Jordan Edens will investigate metabolites from mice infected with a diarrhea-causing parasite of global importance, alongside mentor Laura-Isobel McCall.

Together with mentor Matt Anderson, Faith Poutoa will improve oil sensors to detect patterns in fluorescence over time from different types of spilled oil through machine learning and image analysis algorithms.

Nicholas Barber's student Alec Juliano will extract and prepare DNA samples from soils collected from restored prairies and unplowed prairies to build a comprehensive grassland soil dataset.

Isabelle Bernal, along with mentor Patrick Shoemaker, will develop code to retrieve data from a database of all the neurons in the fruit fly brain to better understand how the neurons responsible for responding to moving visual objects are connected.

Roberto Marquez, with guidance from mentor Ricardo Carretero, will solve numerically complex equations of motion using computational techniques to understand behavior of microscopic twisters in Bose-Einstein condensates, the coldest form of matter in the universe.

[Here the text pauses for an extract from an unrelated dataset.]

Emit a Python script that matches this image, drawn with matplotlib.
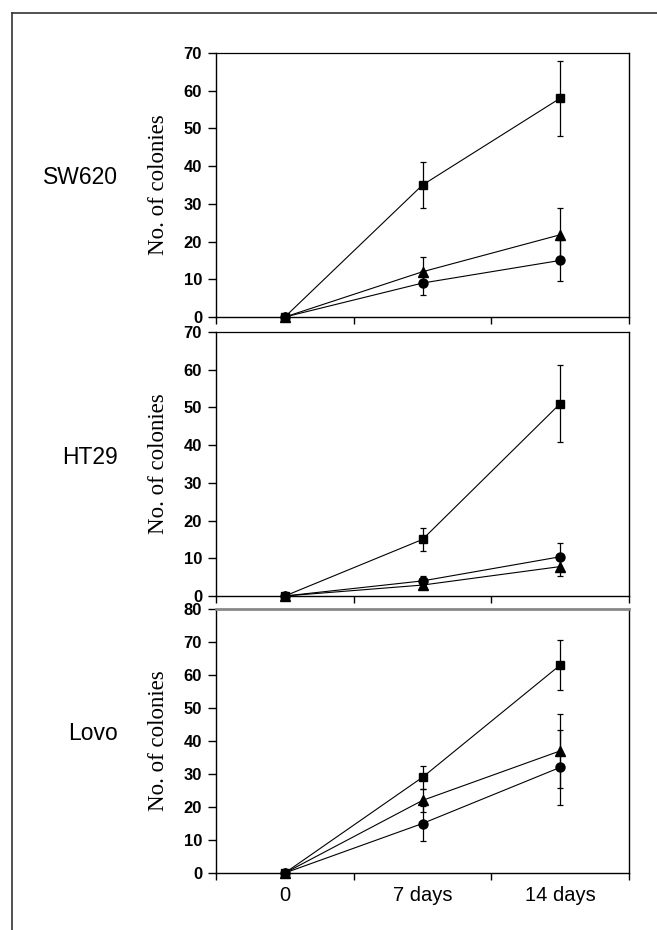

Fowler College of Business

Cesar Lopez, with Management mentor Ami Doshi, will investigate how wine producers in the U.S. and Mexico adapt to shifting climate patterns and water governance practices through problem-solving and economic decision-making.

Tonni Xia will advise Daniela Cecena to analyze characteristics of and stock market consequences of child labor law violations, including investor pressure and reactions.

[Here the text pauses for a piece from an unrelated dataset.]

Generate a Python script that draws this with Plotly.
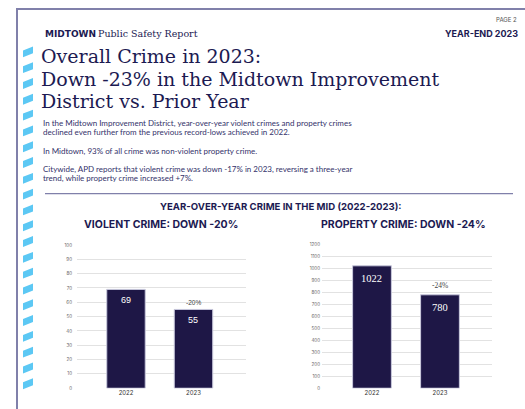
import plotly.graph_objects as go

# ---------------- data ----------------
years = ["2022", "2023"]
violent = [69, 55]
property_crime = [1022, 780]
violent_change = "-20%"
property_change = "-24%"
violent_ticks = [0, 10, 20, 30, 40, 50, 60, 70, 80, 90, 100]
property_ticks = [0, 100, 200, 300, 400, 500, 600, 700, 800, 900, 1000, 1100, 1200]

W, H = 525, 409
NAVY = "#1c1a52"
BAR = "#1e1746"
BORDER = "#8080aa"
STRIPE = "#5cc8f4"
GRID = "#e2e2e2"


def X(px):
    return px / W


def Y(py):
    return 1 - py / H


fig = go.Figure()

fig.add_trace(go.Bar(x=years, y=violent, xaxis="x", yaxis="y", width=0.57,
                     marker=dict(color=BAR, line=dict(color="#c9c9dd", width=1)),
                     hoverinfo="skip", showlegend=False))
fig.add_trace(go.Bar(x=years, y=property_crime, xaxis="x2", yaxis="y2", width=0.57,
                     marker=dict(color=BAR, line=dict(color="#c9c9dd", width=1)),
                     hoverinfo="skip", showlegend=False))

ann = []
# value labels inside bar tops (x given as category index)
for i, v in enumerate(violent):
    ann.append(dict(x=i, y=v, xref="x", yref="y", text=str(v), showarrow=False,
                    yanchor="top", yshift=-4, font=dict(family="Liberation Sans", size=9, color="white")))
for i, v in enumerate(property_crime):
    ann.append(dict(x=i, y=v, xref="x2", yref="y2", text=str(v), showarrow=False,
                    yanchor="top", yshift=-5, font=dict(family="Liberation Serif", size=10.5, color="white")))
ann.append(dict(x=1, y=violent[1], xref="x", yref="y", text=violent_change, showarrow=False,
                yanchor="bottom", yshift=1, font=dict(family="Liberation Sans", size=6.5, color="#444")))
ann.append(dict(x=1, y=property_crime[1], xref="x2", yref="y2", text=property_change, showarrow=False,
                yanchor="bottom", yshift=3, font=dict(family="Liberation Serif", size=7.5, color="#444")))


def txt(x, y, text, size, color=NAVY, family="Lato", xanchor="left", weight="normal"):
    ann.append(dict(x=X(x), y=Y(y), xref="paper", yref="paper", text=text, showarrow=False,
                    xanchor=xanchor, yanchor="middle",
                    font=dict(family=family, size=size, color=color, weight=weight)))


# header
txt(43, 32, "MIDTOWN", 9, family="DejaVu Sans", weight="bold")
txt(96, 32, "Public Safety Report", 9.5, family="DejaVu Serif")
txt(519, 18, "PAGE 2", 6, color="#555", family="Inter", xanchor="right")
txt(520, 32, "YEAR-END 2023", 9, family="Inter", xanchor="right", weight="bold")

# title
title_lines = ["Overall Crime in 2023:", "Down -23% in the Midtown Improvement", "District vs. Prior Year"]
for i, line in enumerate(title_lines):
    txt(39, 55 + 22.5 * i, line, 19, family="DejaVu Serif")

# body
body = [
    (122, "In the Midtown Improvement District, year-over-year violent crimes and property crimes"),
    (132, "declined even further from the previous record-lows achieved in 2022."),
    (150.5, "In Midtown, 93% of all crime was non-violent property crime."),
    (169, "Citywide, APD reports that violent crime was down -17% in 2023, reversing a three-year"),
    (178.5, "trend, while property crime increased +7%."),
]
for y, t in body:
    txt(41, y, t, 8, color="#34326a", family="Lato")

txt(281, 207, "YEAR-OVER-YEAR CRIME IN THE MID (2022-2023):", 9.6, family="Inter", xanchor="center", weight="bold")
txt(82, 225.5, "VIOLENT CRIME: DOWN -20%", 10.5, family="Inter", weight="bold")
txt(319, 225.5, "PROPERTY CRIME: DOWN -24%", 10.5, family="Inter", weight="bold")

shapes = []
# page border (left and top)
shapes.append(dict(type="path", xref="paper", yref="paper",
                   path=f"M {X(17)} {Y(412)} L {X(17)} {Y(7)} L {X(528)} {Y(7)}",
                   line=dict(color=BORDER, width=2)))
# separator
shapes.append(dict(type="line", xref="paper", yref="paper", x0=X(45), x1=X(513), y0=Y(194), y1=Y(194),
                   line=dict(color=BORDER, width=1.3)))
# decorative stripes
for k in range(22):
    yc = 52 + 16 * k
    p = (f"M {X(23)} {Y(yc + 4)} L {X(23)} {Y(yc - 3)} L {X(33)} {Y(yc - 7)} "
         f"L {X(33)} {Y(yc)} Z")
    shapes.append(dict(type="path", xref="paper", yref="paper", path=p,
                       fillcolor=STRIPE, line=dict(width=0)))

axis_common = dict(showline=False, zeroline=False, fixedrange=True)

fig.update_layout(
    width=W, height=H, margin=dict(l=0, r=0, t=0, b=0),
    paper_bgcolor="white", plot_bgcolor="white",
    annotations=ann, shapes=shapes, showlegend=False,
    xaxis=dict(domain=[X(77), X(246)], range=[-0.726, 1.778], type="category",
               showgrid=False, ticks="", tickfont=dict(family="Inter", size=6, color="#333"),
               anchor="y", **axis_common),
    yaxis=dict(domain=[Y(391), Y(246)], range=[0, 100], tickvals=violent_ticks,
               showgrid=True, gridcolor=GRID, gridwidth=1.3, ticks="",
               tickfont=dict(family="Inter", size=4.5, color="#666"), ticklabelstandoff=4,
               anchor="x", **axis_common),
    xaxis2=dict(domain=[X(322), X(492)], range=[-0.735, 1.765], type="category",
                showgrid=False, ticks="", tickfont=dict(family="Inter", size=6, color="#333"),
                anchor="y2", **axis_common),
    yaxis2=dict(domain=[Y(391), Y(245.5)], range=[0, 1200], tickvals=property_ticks,
                showgrid=True, gridcolor=GRID, gridwidth=1.3, ticks="",
                tickfont=dict(family="Inter", size=4.5, color="#666"), ticklabelstandoff=1,
                anchor="x2", **axis_common),
)

fig.write_html("out.html", config=dict(displayModeBar=False),
               post_script="document.body.style.margin='0';document.body.style.overflow='hidden';")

Justin Deppiesse will explore how accounting students us AI tools and how universities can guide responsible and effective use with mentor Aner Zhou.

Mentor Liang Ma will guide Daniel Diner in collecting data on demographics, employment history, educational backgrounds and professional networks of board members for closed-end funds.

Imperial Valley

Alexia Reyes, Neyda Jimenez, Adrian Guzman Herrera and Perla Soto-Urzua will explore their own and others' stories as transfronterizx students to characterize how a sense of belonging contributes to well-being and academic success. Vanessa Falcón Orta will be their mentor.

Jonathan Angulo will mentor Desiree Alexis Ortiz and Estephanie Esmeralda Palomares Fernandez to preserve oral histories in the borderland region. They will create a digital collections website of interviews with students, faculty and community residents.

Caleb Molina will assist Tingting Tang in developing a mathematical framework for evaluating the impact of different types of human disturbances on ecosystems and species life cycles.

Linda Abarbanell will mentor Linda Diaz to analyze interviews with Imperial Valley adults' experiences with cancer and cancer care in the United States and Mexico.

Magdalena Altamirano will guide Maya Hossaini in analyzing written works, images, paintings and textiles as artifacts of womens' work, the barriers they faced and how they overcame them in early modern Spain.